Biedne istoty
Absolutny kocioł gatunkowy i znaczeniowy. Baśń, humor, horror, satyra, artystyczna Barbie – to wszystko i wiele więcej znajdziecie w Biednych istotach. O ile autor nie operuje skomplikowanymi metaforami, to jednak Lánthimos prezentuje fabułę niejednoznaczną, której odbiór w dużej mierze zależy od poglądów politycznych. Tak to już jest, że szeroko pojęty temat seksu polaryzuje ludzi bardziej, niż PIS/PO w Polsce. Uprzedzam jednak – jest chyba trochę spoilerów.
Skrótowy, powierzchowny opis filmu – Ekscentryczny i odrażający Doktor Godwin (Dafoe) w bardzo ciekawy sposób wskrzesza kobietę w ciąży, która popełniła samobójstwo. W oryginalny sposób, to znaczy przeszczepia mózg niemowlaka do ciała matki… Dorosłe dziecko (Stone) chodzi więc jak pokraka, sika pod siebie, bije i drapie jak jest złe. Dziewczynka żyje pod kloszem w domu naukowca, jednak w pewnym momencie chce poznać świat i opuszcza swoje domostwo. Tak, ze swoim kochankiem wyrusza w świat i poznaje przede wszystkim siebie (swoją seksualność) – a także świat, pełen okrucieństw, niesprawiedliwości.
Po zapowiedziach i pierwszych 30 minutach filmu, w życiu bym się nie spodziewał, że ten film będzie zwyczajnie… zabawny. Scen komicznych jest w Biednych istotach sporo i są zabawne. Humor fajnie kontrastuje z czarno-białym i dosyć smętnym początkiem, tworząc taki no właśnie miszmasz, o którym wspominałem. Bo w Biednych istotach dużo jest wszystkiego – humor spotyka się z patosem, filozofia z seksem, monochromatyczność z całą paletą niezwykle nasyconych barw; ekscentryczny, baśniowo karykaturalny świat (będąc precyzyjnym – wizualnie wybitny), osadzony w prawdziwych lokacjach, spotyka się z treścią aktualną, przyziemną. Czyli jaką treścią? O czym ten film jest w istocie?

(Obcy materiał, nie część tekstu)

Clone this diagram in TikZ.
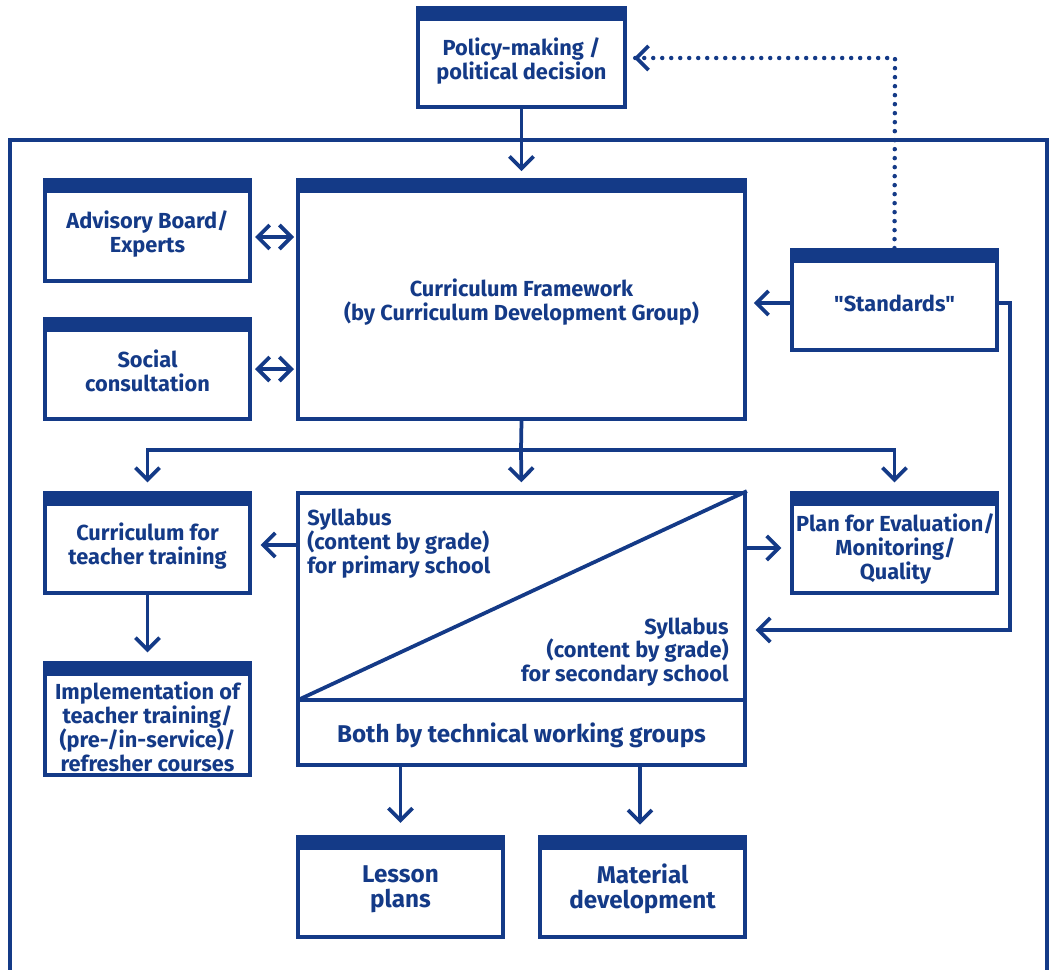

O kobiecie, która dumnie i samodzielnie (oraz odważnie i brawurowo, jak na panujące czasy) przejmuje swoją seksualność i odkrywa swoją tożsamość, w okolicznościach, które wcale jej tego nie ułatwiają. O mnogich postawach mężczyzn, wobec kobiety – od sadystycznego ex, przez kochanka-błazna aż do nadopiekuńczego ojca/stworzyciela. O dziecku, które bez normalnej rodziny i dobrego środowiska rozwoju, bez rówieśników, rozwija się samopas i przedwcześnie wchodzi w świat dorosłych – świat seksu, używek, krętactwa, nadętych norm kulturowych, co wypacza ją emocjonalnie. Ile ludzi, tyle opinii. Choć uważam, że w każdej z tych interpretacji jest ziarenko prawdy, to jednak nie tyle co postrzegam ten film, ale szczególnie ciekawią mnie szczególnie próby bohaterów, by wyjść poza swoją łątkę, poza życiowy klosz, poza własny, utarty schemat, czy to nadany przy narodzeniu, czy nabyty w trakcie życia. Te próby, świadome czy lub nie, bohaterowie niewątpliwie podejmują, choć nie wszyscy i z różnym skutkiem.
Na koniec – Emma Stone mówiąc, że stanęła na wysokości zadania, to jak nic nie powiedzieć. Klasa światowa, po prostu wybitnie zagrana rola, która nomen omen wcale nie była taka łatwa; nietrudno można było przekroczyć pewną granicę. Jej mimika, ruchy ciała, skrępowane, często komiczne, sztywność – cholera, dawno nie widziałem takiego aktorskiego popisu (całe pół roku – Oppenheimer).
Słowem podsumowania – warto iść do kina, jak najbardziej. Szczególnie zachęcam do kin studyjnych, w Krakowie jest ich multum. Oprawa zarówno muzyczna, jak i wizualna na pewno was zadowoli, a treść – to się okaże.